Ownership patterns play a part too. Many Brazilian concerns are controlled by an individual shareholder, or one or two families. Two-thirds of those with sales of more than $1 billion a year are family-owned, notes Heinz-Peter Elstrodt of McKinsey, a consulting firm. That is less than in Mexico (96%) or South Korea (84%) but more than in America or Europe. Mr Van Reenen’s research shows that where family owners plump for outside chief executives, their firms do no worse than similarly sized ones with more diverse shareholders. But all too often they pick kin over professional managers—and performance suffers. This is particularly true in “low-trust” societies like Brazil, where bosses hire relatives instead of better-qualified strangers to avoid being robbed or sued for falling foul of overly worker-friendly labour laws.

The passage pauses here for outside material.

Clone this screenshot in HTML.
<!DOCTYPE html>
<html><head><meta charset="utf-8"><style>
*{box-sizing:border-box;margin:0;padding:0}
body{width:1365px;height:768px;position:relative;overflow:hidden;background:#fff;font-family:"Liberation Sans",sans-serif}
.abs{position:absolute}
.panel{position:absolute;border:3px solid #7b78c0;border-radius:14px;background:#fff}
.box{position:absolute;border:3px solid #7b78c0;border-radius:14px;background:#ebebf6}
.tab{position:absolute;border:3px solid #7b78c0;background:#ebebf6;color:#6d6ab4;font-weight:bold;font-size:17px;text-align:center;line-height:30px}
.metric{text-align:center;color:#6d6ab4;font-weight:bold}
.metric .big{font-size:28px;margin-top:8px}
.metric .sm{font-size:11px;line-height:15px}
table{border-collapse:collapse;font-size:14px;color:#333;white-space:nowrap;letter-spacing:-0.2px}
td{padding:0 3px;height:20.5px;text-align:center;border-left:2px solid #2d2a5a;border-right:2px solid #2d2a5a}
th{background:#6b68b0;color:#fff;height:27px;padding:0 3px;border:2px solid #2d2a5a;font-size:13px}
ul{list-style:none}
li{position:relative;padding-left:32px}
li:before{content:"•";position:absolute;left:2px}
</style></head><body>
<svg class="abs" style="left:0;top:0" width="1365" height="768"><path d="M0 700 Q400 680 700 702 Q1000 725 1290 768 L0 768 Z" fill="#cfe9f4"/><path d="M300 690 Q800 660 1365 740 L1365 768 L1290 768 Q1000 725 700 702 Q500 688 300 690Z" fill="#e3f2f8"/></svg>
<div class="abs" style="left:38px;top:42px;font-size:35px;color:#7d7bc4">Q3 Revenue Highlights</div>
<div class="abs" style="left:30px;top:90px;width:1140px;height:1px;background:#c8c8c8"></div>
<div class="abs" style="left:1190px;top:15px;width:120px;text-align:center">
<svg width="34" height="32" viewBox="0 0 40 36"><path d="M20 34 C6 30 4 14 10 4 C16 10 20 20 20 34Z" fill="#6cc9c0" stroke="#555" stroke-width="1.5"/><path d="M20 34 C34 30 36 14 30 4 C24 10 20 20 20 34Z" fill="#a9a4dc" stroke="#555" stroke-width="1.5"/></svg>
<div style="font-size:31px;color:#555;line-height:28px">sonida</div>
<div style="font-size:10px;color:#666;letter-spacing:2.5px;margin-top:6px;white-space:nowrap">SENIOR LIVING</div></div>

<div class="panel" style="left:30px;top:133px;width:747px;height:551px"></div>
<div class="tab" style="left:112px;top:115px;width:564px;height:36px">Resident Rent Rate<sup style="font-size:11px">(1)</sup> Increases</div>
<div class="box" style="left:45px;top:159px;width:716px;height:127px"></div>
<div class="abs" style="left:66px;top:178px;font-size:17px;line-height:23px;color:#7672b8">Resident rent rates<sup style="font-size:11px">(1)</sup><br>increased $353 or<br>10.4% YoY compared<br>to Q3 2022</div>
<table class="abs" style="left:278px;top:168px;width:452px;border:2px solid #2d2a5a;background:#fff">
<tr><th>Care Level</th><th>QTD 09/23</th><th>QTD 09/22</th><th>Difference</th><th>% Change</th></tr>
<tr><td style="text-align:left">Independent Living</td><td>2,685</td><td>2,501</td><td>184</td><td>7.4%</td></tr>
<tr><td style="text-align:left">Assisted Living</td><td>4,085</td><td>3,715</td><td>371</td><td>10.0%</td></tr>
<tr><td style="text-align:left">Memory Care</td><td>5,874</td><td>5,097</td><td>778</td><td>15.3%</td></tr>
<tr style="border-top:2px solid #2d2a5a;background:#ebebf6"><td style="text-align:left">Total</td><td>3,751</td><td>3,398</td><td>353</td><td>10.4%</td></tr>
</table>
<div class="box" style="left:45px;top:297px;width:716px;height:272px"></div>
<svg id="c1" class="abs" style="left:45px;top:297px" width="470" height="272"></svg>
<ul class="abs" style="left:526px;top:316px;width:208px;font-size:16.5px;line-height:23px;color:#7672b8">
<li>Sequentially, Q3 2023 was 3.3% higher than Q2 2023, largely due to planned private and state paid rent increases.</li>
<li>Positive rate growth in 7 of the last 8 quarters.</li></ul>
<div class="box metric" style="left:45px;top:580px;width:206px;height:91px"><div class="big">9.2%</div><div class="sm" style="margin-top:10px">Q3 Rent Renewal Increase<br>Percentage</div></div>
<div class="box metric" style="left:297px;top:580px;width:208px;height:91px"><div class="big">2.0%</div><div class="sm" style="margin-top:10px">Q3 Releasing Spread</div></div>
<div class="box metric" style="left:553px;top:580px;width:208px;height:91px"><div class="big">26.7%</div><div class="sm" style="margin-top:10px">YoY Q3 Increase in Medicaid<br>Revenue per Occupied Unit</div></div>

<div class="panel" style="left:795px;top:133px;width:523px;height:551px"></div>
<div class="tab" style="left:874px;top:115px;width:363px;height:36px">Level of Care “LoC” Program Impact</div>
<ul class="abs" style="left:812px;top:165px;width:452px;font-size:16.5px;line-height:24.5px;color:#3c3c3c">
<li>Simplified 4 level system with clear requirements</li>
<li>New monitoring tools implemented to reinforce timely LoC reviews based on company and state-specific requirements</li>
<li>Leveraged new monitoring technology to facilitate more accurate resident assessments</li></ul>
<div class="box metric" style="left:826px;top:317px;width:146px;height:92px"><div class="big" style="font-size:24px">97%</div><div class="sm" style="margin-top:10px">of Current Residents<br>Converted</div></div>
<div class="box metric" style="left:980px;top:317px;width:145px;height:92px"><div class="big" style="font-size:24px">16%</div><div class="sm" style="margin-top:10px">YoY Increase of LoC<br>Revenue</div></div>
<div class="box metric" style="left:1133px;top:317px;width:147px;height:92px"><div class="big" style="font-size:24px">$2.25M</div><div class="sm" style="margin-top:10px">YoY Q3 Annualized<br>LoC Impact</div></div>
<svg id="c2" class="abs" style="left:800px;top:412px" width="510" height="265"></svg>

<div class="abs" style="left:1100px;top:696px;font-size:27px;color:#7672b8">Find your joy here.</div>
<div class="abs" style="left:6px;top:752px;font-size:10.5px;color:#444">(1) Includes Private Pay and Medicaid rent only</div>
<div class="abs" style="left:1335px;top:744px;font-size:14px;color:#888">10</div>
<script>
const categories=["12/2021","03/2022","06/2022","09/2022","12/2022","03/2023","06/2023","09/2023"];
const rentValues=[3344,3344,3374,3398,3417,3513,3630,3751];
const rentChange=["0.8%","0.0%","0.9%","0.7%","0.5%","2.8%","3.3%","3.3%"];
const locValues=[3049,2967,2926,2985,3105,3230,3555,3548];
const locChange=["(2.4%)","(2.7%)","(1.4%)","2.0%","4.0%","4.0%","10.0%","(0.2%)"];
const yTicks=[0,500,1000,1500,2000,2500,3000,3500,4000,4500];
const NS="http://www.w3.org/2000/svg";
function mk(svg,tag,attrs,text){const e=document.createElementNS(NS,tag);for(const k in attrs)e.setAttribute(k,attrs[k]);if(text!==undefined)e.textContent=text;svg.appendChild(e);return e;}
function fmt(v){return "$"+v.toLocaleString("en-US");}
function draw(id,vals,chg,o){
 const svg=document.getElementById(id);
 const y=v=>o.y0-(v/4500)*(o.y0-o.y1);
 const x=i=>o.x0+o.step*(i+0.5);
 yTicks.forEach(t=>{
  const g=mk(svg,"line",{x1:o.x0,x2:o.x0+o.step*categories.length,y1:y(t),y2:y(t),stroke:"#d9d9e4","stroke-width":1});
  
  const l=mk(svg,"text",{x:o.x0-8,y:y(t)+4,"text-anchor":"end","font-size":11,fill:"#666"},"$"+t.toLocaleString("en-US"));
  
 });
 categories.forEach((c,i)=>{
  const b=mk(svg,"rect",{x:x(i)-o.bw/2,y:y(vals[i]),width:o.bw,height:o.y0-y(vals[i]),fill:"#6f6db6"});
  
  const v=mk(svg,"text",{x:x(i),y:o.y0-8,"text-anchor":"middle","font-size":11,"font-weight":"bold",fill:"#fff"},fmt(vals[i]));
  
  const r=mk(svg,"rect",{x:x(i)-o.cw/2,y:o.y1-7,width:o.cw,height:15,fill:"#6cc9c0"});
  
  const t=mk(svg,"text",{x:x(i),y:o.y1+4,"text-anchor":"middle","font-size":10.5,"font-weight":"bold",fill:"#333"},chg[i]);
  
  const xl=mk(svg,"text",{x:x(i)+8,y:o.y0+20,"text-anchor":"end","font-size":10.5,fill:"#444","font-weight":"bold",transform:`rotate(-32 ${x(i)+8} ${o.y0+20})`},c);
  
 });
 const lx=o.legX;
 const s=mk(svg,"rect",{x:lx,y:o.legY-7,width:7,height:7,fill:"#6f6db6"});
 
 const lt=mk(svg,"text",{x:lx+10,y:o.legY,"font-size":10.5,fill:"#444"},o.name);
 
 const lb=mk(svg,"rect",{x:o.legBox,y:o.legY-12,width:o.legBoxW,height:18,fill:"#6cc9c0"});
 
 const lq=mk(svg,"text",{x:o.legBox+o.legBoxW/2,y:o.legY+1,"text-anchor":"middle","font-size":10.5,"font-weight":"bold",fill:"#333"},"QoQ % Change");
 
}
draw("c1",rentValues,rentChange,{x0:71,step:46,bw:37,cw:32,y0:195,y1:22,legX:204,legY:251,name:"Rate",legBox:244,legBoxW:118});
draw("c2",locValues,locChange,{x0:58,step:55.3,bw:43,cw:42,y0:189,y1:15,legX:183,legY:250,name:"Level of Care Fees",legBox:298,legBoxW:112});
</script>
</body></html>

Decades of economic turmoil—which ended when hyperinflation was vanquished in 1994—meant that companies were managed from crisis to crisis. This forced Brazilian firms to be nimble. But it also encouraged short-termism, which management consultants and academics finger as Brazilian managers’ number-one sin. Faced with a record drought in 2014, and a subsequent spike in energy prices in a hydropower-dependent country, Usiminas, a steelmaker, stopped smelting and started selling power it had bought on cheap long-term contracts. Energy sales made up most of its operating profits that year. Such short-term stunts are hardly the path to long-term greatness.

Worse, crisis management all too often consists of going cap in hand to the government. Brazilian bosses continue to waste hours in meetings with politicians that could be better spent improving their businesses. In January 2014, as vehicle sales flagged, the automotive industry’s reflex reaction was to descend on the capital, Brasília, and demand an extension of its costly tax breaks. Thanks to lifelines cast by the state, feeble firms stay afloat rather than sink and make room for more agile competitors.

Shielded from competition by tariffs, subsidies and local-content rules, they have little reason to innovate. A locally invented gizmo which lets cars run on both petrol and biodiesel is nifty. But, asks Marcos Lisboa of Insper, a business school, does that really justify six decades of public support for the motor industry?

The dead hand of government
 
Indeed, a glance at the “Belgian” end of Brazil’s corporate landscape suggests that successful firms cluster in sectors the state has not tried desperately to help, such as retail or finance.

Bradesco, a big lender, is internationally praised as a pioneer of automated banking. Each month Arezzo creates 1,000 new models of women’s shoes, and picks 170-odd to sell in its shops.

Brazil’s other world-beaters are in industries like agriculture and aerospace, which are free to compete at home and abroad, and in which the government sticks to its proper role. In 1990 farms were allowed to consolidate and to buy foreign machines, pesticides and fertiliser. Efforts by Brazil’s trade negotiators opened up export markets. JBS, a meat giant, can slaughter 100,000 head of cattle a day, selling more beef than any rival worldwide. Thanks in part to Embrapa, the national agriculture-research agency, Brazilian farms have been raising productivity by about 4% a year for two decades.

Similarly, a supply of skilled engineers and know-how from the government’s Technological Institute of Aeronautics has helped turn Embraer, privatised in 1994, into one of the world’s most successful aircraft-makers.

The success of businesses such as these offers a lesson for the state. The best way to make Brazil’s underperforming firms more competitive would be to make them compete more.

Coddling by the state can be more a curse than a blessing. Ronald Reagan’s dictum that the nine most terrifying words in the English language are, “I’m from the government and I’m here to help,” translates well into Flemish, Hindi and Brazilian Portuguese.